Alexandria and Hunter Smithpeters

 

Sometimes, the trajectory of a person’s life is drastically altered by one conversation. For Alexandria Smithpeters, that conversation happened at Eastside Coffee Bar in SE Portland a couple years ago.

At the time, Alexandria had stopped drinking, quit smoking weed, was healthier than she had ever been, and had been dating a guy who seemed to check all the boxes. Yet she couldn’t shake the feeling that something was missing.

“I’ve always been an existential thinker, and I had been pondering questions like ‘What is the value of a person?’ and ‘What is love?’” she recalls.

These sorts of questions were swirling in her head at the coffee shop when a staff person came by her table and told her the store would be closing in 10 minutes.

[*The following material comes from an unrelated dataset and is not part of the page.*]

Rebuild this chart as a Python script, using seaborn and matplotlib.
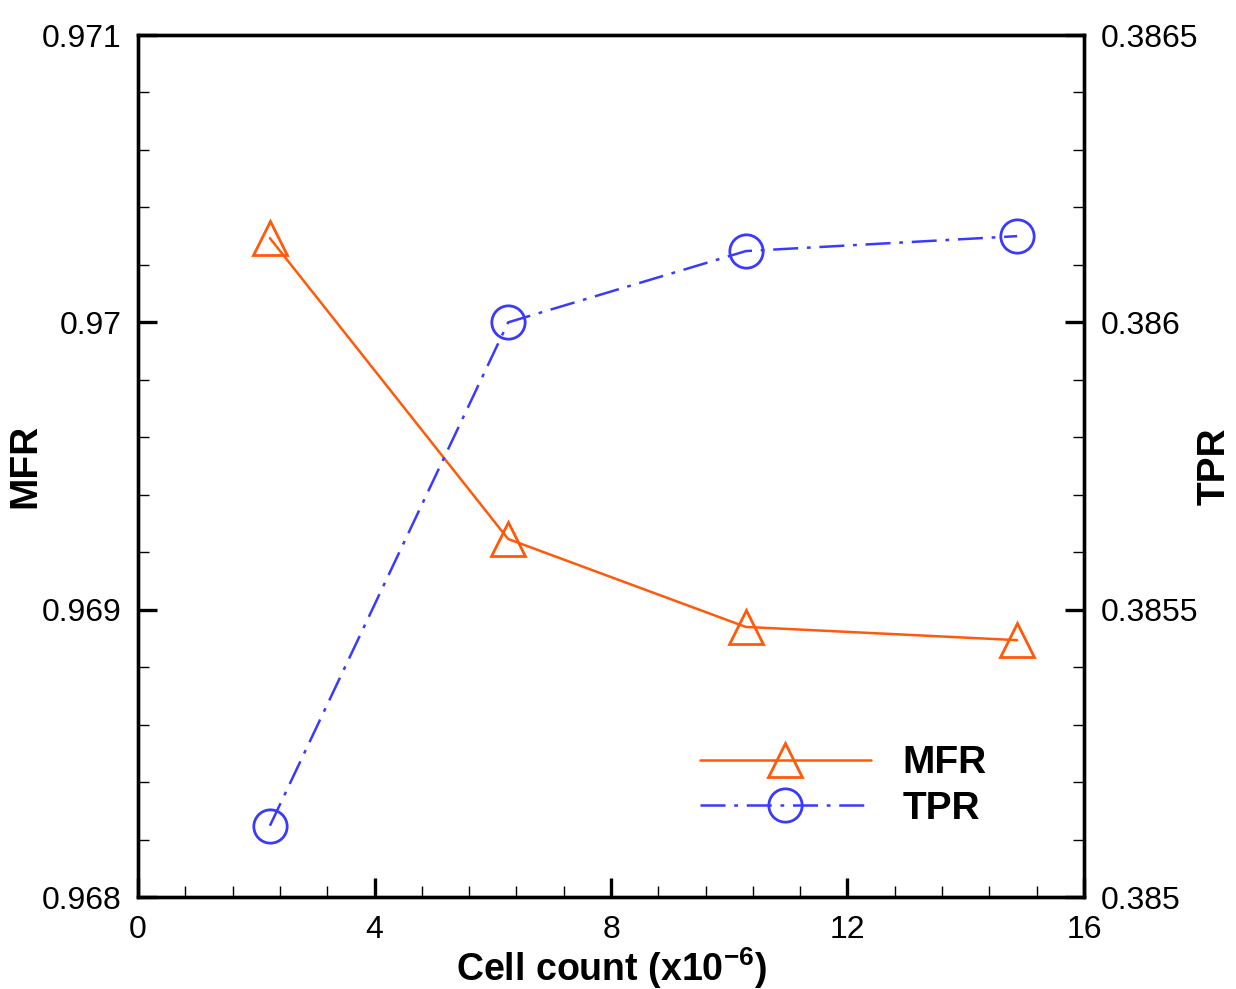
import matplotlib
matplotlib.use("Agg")
import matplotlib.pyplot as plt
from matplotlib.ticker import MultipleLocator
import seaborn as sns
import pandas as pd

cell_count = [2.23, 6.26, 10.28, 14.87]
mfr = [0.970293, 0.969246, 0.96894, 0.968894]
tpr = [0.385124, 0.386000, 0.386124, 0.38615]

sns.set_style("ticks")
plt.rcParams["font.family"] = ["Liberation Sans", "DejaVu Sans"]
plt.rcParams["mathtext.fontset"] = "custom"
plt.rcParams["mathtext.rm"] = "Liberation Sans:bold"
plt.rcParams["mathtext.bf"] = "Liberation Sans:bold"
for key in ["text.color", "axes.labelcolor", "xtick.color", "ytick.color", "axes.edgecolor"]:
    plt.rcParams[key] = "black"

df = pd.DataFrame({"cells": cell_count, "MFR": mfr, "TPR": tpr})

orange = "#ff5a0a"
blue = "#3a3aff"

fig = plt.figure(figsize=(12.36, 9.89), dpi=100)
ax = fig.add_axes([0.1117, 0.093, 0.7653, 0.8716])
ax2 = ax.twinx()

sns.lineplot(data=df, x="cells", y="MFR", ax=ax, color=orange, lw=1.8,
             marker="^", markersize=24, markerfacecolor="none",
             markeredgecolor=orange, markeredgewidth=2.0, label="MFR", legend=False)
sns.lineplot(data=df, x="cells", y="TPR", ax=ax2, color=blue, lw=1.8,
             linestyle=(0, (10, 3.5, 1.5, 3.5)),
             marker="o", markersize=24, markerfacecolor="none",
             markeredgecolor=blue, markeredgewidth=2.0, label="TPR", legend=False)

ax.set_xlim(0, 16)
ax.set_ylim(0.968, 0.971)
ax2.set_ylim(0.385, 0.3865)

ax.xaxis.set_minor_locator(MultipleLocator(0.8))
ax.yaxis.set_minor_locator(MultipleLocator(0.0002))
ax2.yaxis.set_minor_locator(MultipleLocator(0.0001))

ax.set_xticks([0, 4, 8, 12, 16])
ax.set_xticklabels(["0", "4", "8", "12", "16"])
ax.set_yticks([0.968, 0.969, 0.970, 0.971])
ax.set_yticklabels(["0.968", "0.969", "0.97", "0.971"])
ax2.set_yticks([0.385, 0.3855, 0.386, 0.3865])
ax2.set_yticklabels(["0.385", "0.3855", "0.386", "0.3865"])

for a in (ax, ax2):
    for s in a.spines.values():
        s.set_visible(True)
        s.set_linewidth(2.4)
        s.set_color("black")
    a.tick_params(which="major", direction="in", length=14, width=2.4,
                  labelsize=23, pad=12)
    a.tick_params(which="minor", direction="in", length=8, width=1.0)
ax.tick_params(axis="x", pad=13)
ax.tick_params(axis="y", which="both", right=False)
ax.tick_params(axis="x", which="both", top=False)

ax.set_xlabel(r"Cell count (x10$^{-6}$)", fontsize=27, fontweight="bold", va="center")
ax.set_ylabel("MFR", fontsize=28, fontweight="bold", va="center")
ax2.set_ylabel("TPR", fontsize=28, fontweight="bold", va="center")
ax.xaxis.set_label_coords(0.5, -0.083)
ax.yaxis.set_label_coords(-0.1195, 0.5)
ax2.yaxis.set_label_coords(1.1385, 0.5)

h1, l1 = ax.get_legend_handles_labels()
h2, l2 = ax2.get_legend_handles_labels()
leg = ax2.legend(h1 + h2, l1 + l2, loc="upper left", bbox_to_anchor=(0.594, 0.176),
                 frameon=False, borderpad=0, borderaxespad=0,
                 handlelength=4.4, handletextpad=0.8,
                 labelspacing=0.25, markerscale=1.0,
                 prop={"weight": "bold", "size": 28})

fig.savefig("out.png", dpi=100)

Alexandria started to pack up her things when a stranger next to her said, “You don’t have to leave right away.”

The young man introduced himself as Hunter, and the two of them struck up a conversation about the paper he was writing about theology and psychology. He explained that he was a student at Western Seminary and she told him that she was “spiritual but not religious.”

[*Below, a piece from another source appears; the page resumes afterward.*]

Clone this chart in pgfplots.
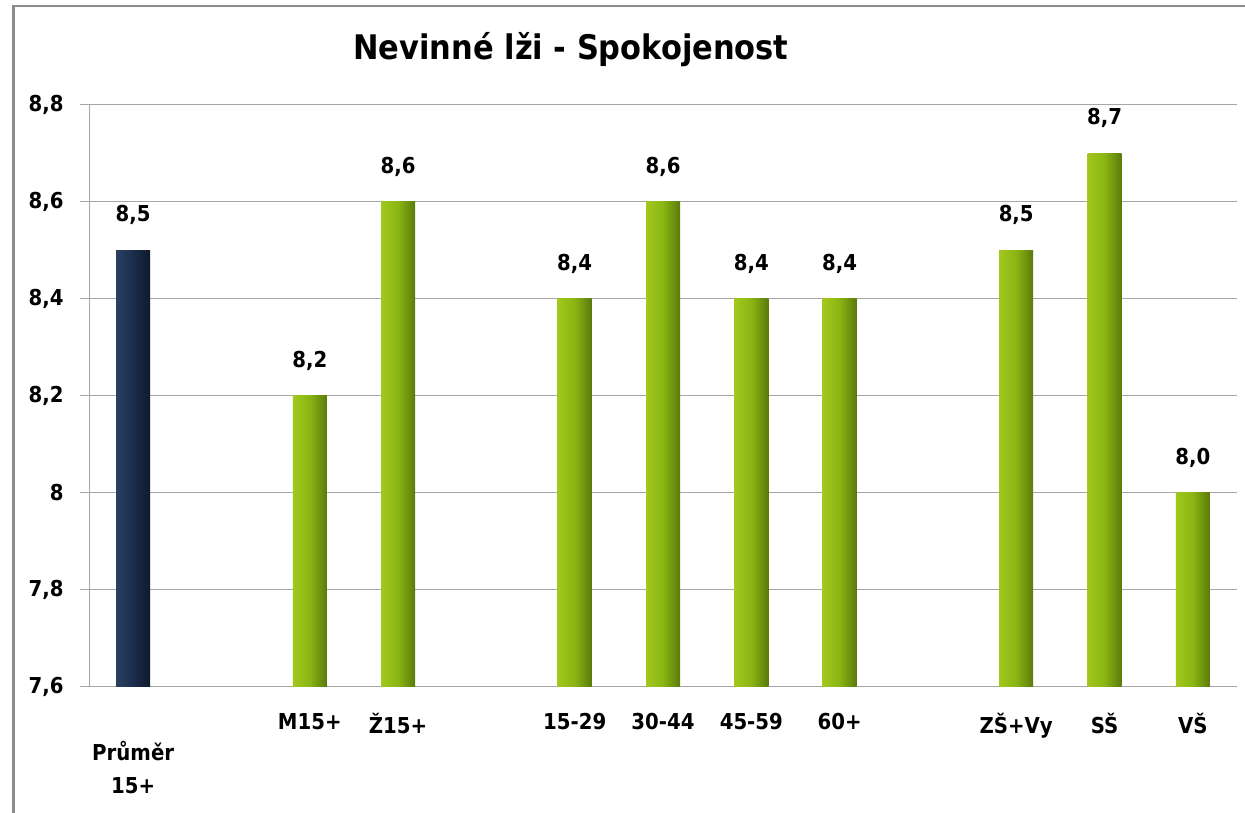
\documentclass[border=0pt]{standalone}
\usepackage{pgfplots}
\pgfplotsset{compat=1.18}
\usepackage{fontspec}
\setmainfont{DejaVu Sans Condensed}[BoldFont={DejaVu Sans Condensed Bold}]
\definecolor{bordergray}{HTML}{8C8C8C}
\definecolor{gridgray}{HTML}{A6A6A6}
\definecolor{gL}{HTML}{A2C81E}
\definecolor{gM}{HTML}{8AB512}
\definecolor{gR}{HTML}{5A7A0A}
\definecolor{nL}{HTML}{2A4062}
\definecolor{nM}{HTML}{1B2D4B}
\definecolor{nR}{HTML}{0E192C}
\pgfplotsset{
  gbar/.style={draw=none, left color=gL, right color=gR, middle color=gM},
  nbar/.style={draw=none, left color=nL, right color=nR, middle color=nM},
}
\begin{document}
\begin{tikzpicture}[x=1bp,y=1bp]
\useasboundingbox (0,0) rectangle (1245,813);
\draw[line width=2.5bp, color=bordergray] (13.7,0) -- (13.7,807) -- (1246,807);
\node[anchor=base, font=\fontsize{34}{40}\selectfont\bfseries] at (571,753) {Nevinné lži - Spokojenost};
\begin{axis}[
  at={(89bp,126bp)}, anchor=south west,
  scale only axis, width=1148bp, height=582bp,
  ymin=7.6, ymax=8.8,
  ytick={7.6,7.8,8,8.2,8.4,8.6,8.8},
  yticklabels={{7,6},{7,8},{8},{8,2},{8,4},{8,6},{8,8}},
  xmin=-0.5, xmax=12.5,
  xtick={0,...,12},
  xticklabels={{\rule{0pt}{14bp}\\Průměr\\15+},{},{M15+},{Ž15+},{},{15-29},{30-44},{45-59},{60+},{},{ZŠ+Vy},{SŠ},{VŠ}},
  minor xtick={-0.5,0.5,...,12.5},
  axis x line*=bottom, axis y line*=left,
  axis line style={gridgray, line width=1bp, -},
  x tick style={draw=none},
  minor x tick style={gridgray, line width=1bp},
  y tick style={gridgray, line width=1bp},
  tick align=outside,
  major tick length=9bp, minor tick length=9bp,
  ymajorgrids, grid style={gridgray, line width=1bp},
  ticklabel style={font=\fontsize{22}{33}\selectfont\bfseries},
  xticklabel style={align=center, yshift=-14bp},
  yticklabel style={xshift=-13bp},
  ybar, bar width=34bp, bar shift=0pt,
  nodes near coords,
  point meta=y,
  nodes near coords style={font=\fontsize{22}{26}\selectfont\bfseries,
    /pgf/number format/assume math mode=true,
    /pgf/number format/fixed, /pgf/number format/fixed zerofill,
    /pgf/number format/precision=1, /pgf/number format/use comma},
  every node near coord/.append style={yshift=22bp},
  clip=false,
]
\addplot[nbar] coordinates {(0,8.5)};
\addplot[gbar] coordinates {(2,8.2)};
\addplot[gbar] coordinates {(3,8.6)};
\addplot[gbar] coordinates {(5,8.4)};
\addplot[gbar] coordinates {(6,8.6)};
\addplot[gbar] coordinates {(7,8.4)};
\addplot[gbar] coordinates {(8,8.4)};
\addplot[gbar] coordinates {(10,8.5)};
\addplot[gbar] coordinates {(11,8.7)};
\addplot[gbar] coordinates {(12,8.0)};
\end{axis}
\end{tikzpicture}
\end{document}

That conversation lasted three hours, during which Alexandria asked Hunter a lot of pointed and aggressive questions about religion. Hunter gently explained that the value of a person comes from being made in the image of God and that love is only possible because God first loves us. He may not have realized it, but he was beginning to give her some answers to the questions that had been consuming her. 

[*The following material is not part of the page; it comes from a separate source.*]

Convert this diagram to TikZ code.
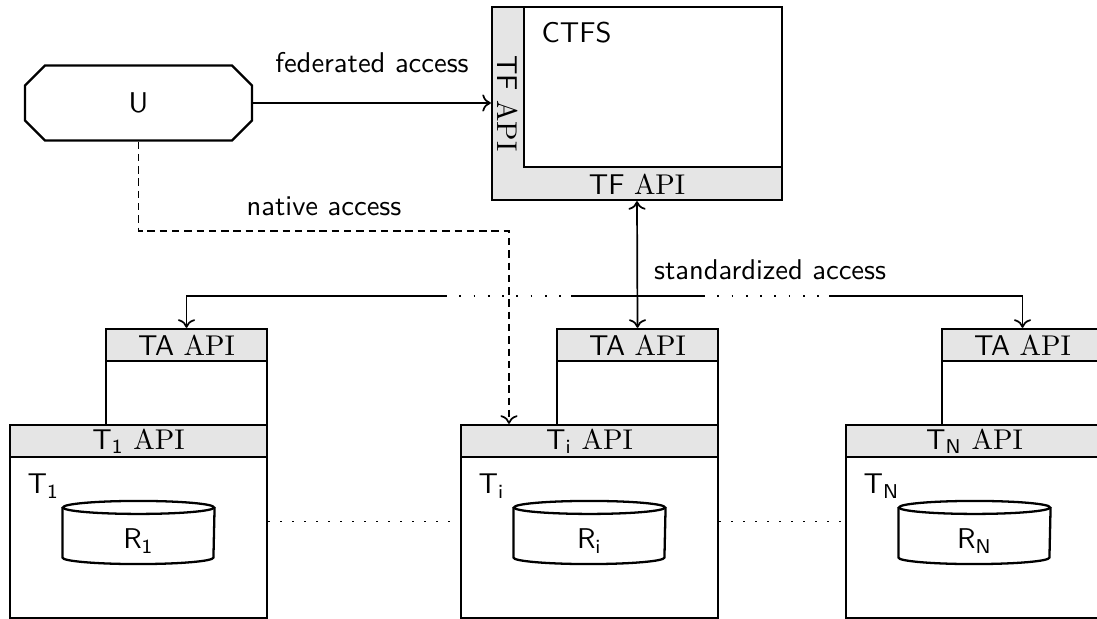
\documentclass[tikz,border=0pt]{standalone}
\usetikzlibrary{shapes.misc,arrows.meta}
\begin{document}
\begin{tikzpicture}[x=0.35pt,y=-0.35pt,font=\sffamily,
  box/.style={draw,line width=0.8pt,inner sep=0pt},
  apibar/.style={box,fill=black!10},
  link/.style={line width=0.6pt},
  tip/.style={link,-{To[length=3pt,width=6pt]}},
  tips/.style={link,{To[length=3pt,width=6pt]}-{To[length=3pt,width=6pt]}},
  dashline/.style={link,dash pattern=on 2.6pt off 1.7pt},
  dotline/.style={link,dash pattern=on 0.6pt off 3.6pt},
  busdots/.style={link,dash pattern=on 0.6pt off 4.4pt},
  plain/.style={inner sep=0pt}]
\def\u{0.35pt}
\useasboundingbox (0,0) rectangle (1097,619);
\clip (0,0) rectangle (1097,619);

% user
\node[box,chamfered rectangle,chamfered rectangle xsep=17*\u,chamfered rectangle ysep=17*\u,
      minimum width=227*\u,minimum height=75*\u] (u) at (138.5,103) {U};

% central federation service
\node[apibar,minimum width=290*\u,minimum height=193*\u] (ctfs) at (637,103.5) {};
\node[box,fill=white,minimum width=258*\u,minimum height=160*\u] (core) at (653,87) {};
\node[plain,anchor=base west] (ctfsl) at (541,43) {CTFS};
\node[rotate=-90] (tfleft) at (508,103.5) {TF \textrm{API}};
\node (tfbottom) at (637,184) {TF \textrm{API}};

% testbeds
\foreach \L/\nm/\sub in {10/1/1,461/i/i,846/n/N}{
  \node[box,minimum width=161*\u,minimum height=96*\u] (ta\nm) at ({\L+176.5},377) {};
  \node[apibar,minimum width=161*\u,minimum height=32*\u] (tah\nm) at ({\L+176.5},345) {TA \textrm{API}};
  \node[box,fill=white,minimum width=257*\u,minimum height=193*\u] (t\nm) at ({\L+128.5},521.5) {};
  \node[apibar,minimum width=257*\u,minimum height=32*\u] (th\nm) at ({\L+128.5},441) {T\textsubscript{\sub} \textrm{API}};
  \node[plain,anchor=base west] (tl\nm) at ({\L+17},494) {T\textsubscript{\sub}};
  % resource store
  \node[plain,minimum width=151*\u,minimum height=62*\u] (db\nm) at ({\L+128.5},532.5) {};
  \draw[box] ([yshift=-6.5*\u]db\nm.north west) -- ([yshift=6.5*\u]db\nm.south west)
     arc[start angle=180,end angle=0,x radius=75.5,y radius=6.5]
     -- ([yshift=-6.5*\u]db\nm.north east);
  \draw[box] ([yshift=-6.5*\u]db\nm.north) ellipse[x radius=75.5,y radius=6.5];
  \node[plain,anchor=base] (r\nm) at ({\L+128.5},549) {R\textsubscript{\sub}};
}

% federated access
\draw[tip] (u.east) -- (u.east -| ctfs.west)
  node[midway,above=7pt] (fedl) {federated access};

% standardized access
\draw[tips] (ctfs.south) -- (tahi.north);
\node[anchor=west] (stdl) at (644,270) {standardized access};

% distribution bus
\coordinate (bus) at (0,296);
\coordinate (g1) at (445,296);
\coordinate (g2) at (571,296);
\coordinate (g3) at (703,296);
\coordinate (g4) at (829,296);
\draw[tip] (g1) -- (bus -| tah1.north) -- (tah1.north);
\draw[tip] (g4) -- (bus -| tahn.north) -- (tahn.north);
\draw[link] (g2) -- (g3);
\draw[busdots] (g1) -- (g2);
\draw[busdots] (g3) -- (g4);

% native access
\coordinate (nbend) at (509,231);
\draw[dashline,-{To[length=3pt,width=6pt]}] (u.south) |- (nbend) -- (nbend |- thi.north);
\node (natl) at (324,206) {native access};

% links between testbeds
\draw[dotline] (t1.east) -- (ti.west);
\draw[dotline] (ti.east) -- (tn.west);
\end{tikzpicture}
\end{document}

“I wasn’t fully on board with the whole God idea,” she admits. “And I just couldn’t fathom what Hunter was telling me about how good God is and what Jesus did for us. I couldn’t fathom that was true for me.”

After that initial conversation, Alexandria started to read the Bible, began listening to podcasts about Christianity, and kept coming back to the coffee shop for follow-up conversations with Hunter. She also began to attend Hinson Baptist Church (the church which runs Eastside Coffee Bar), where Hunter introduced her to several Christian women (including a Western grad) who would eventually help disciple her.

“Everyone at Hinson was so willing to connect, and everybody wants to give you a book,” she says with a laugh. “They are just so willing to talk about the Lord.”

One night she got home and just couldn’t stop thinking about Jesus, but no podcast or book felt sufficient. “That’s when I realized I didn’t just want to know about the Lord – I wanted to have a relationship with him,” she says. “I recognized that I needed a savior and that Jesus was that savior.”

As she began to share her new faith with family and friends, Alexandria faced some heavy criticism and push back. Some were affirming of her Christianity; others told her she sounded crazy. She is grateful for her Christian friends who helped her navigate those difficult first steps in her faith journey.

“There were so many little things that the Lord did as I was growing in my faith that first year,” she says. “Any day that I would be questioning things, I would happen to be hanging out with a Christian friend who would be able to talk through things with me.”

Around the same time, she began to consider a career change and began looking into Western’s counseling program. It took her several months to build up the courage to apply, and when she finally hit “submit” she wasn’t sure what to expect.

“I hadn’t been following Jesus for that long, so I didn’t even know if they would accept me,” she says with a chuckle.

Not only was she accepted, but she even found a job at Western working as an admissions counselor in 2024. 

Alexandria and Hunter have had lots of follow-up conversations since that first meeting at the coffee shop. So many in fact, that they got married in 2025.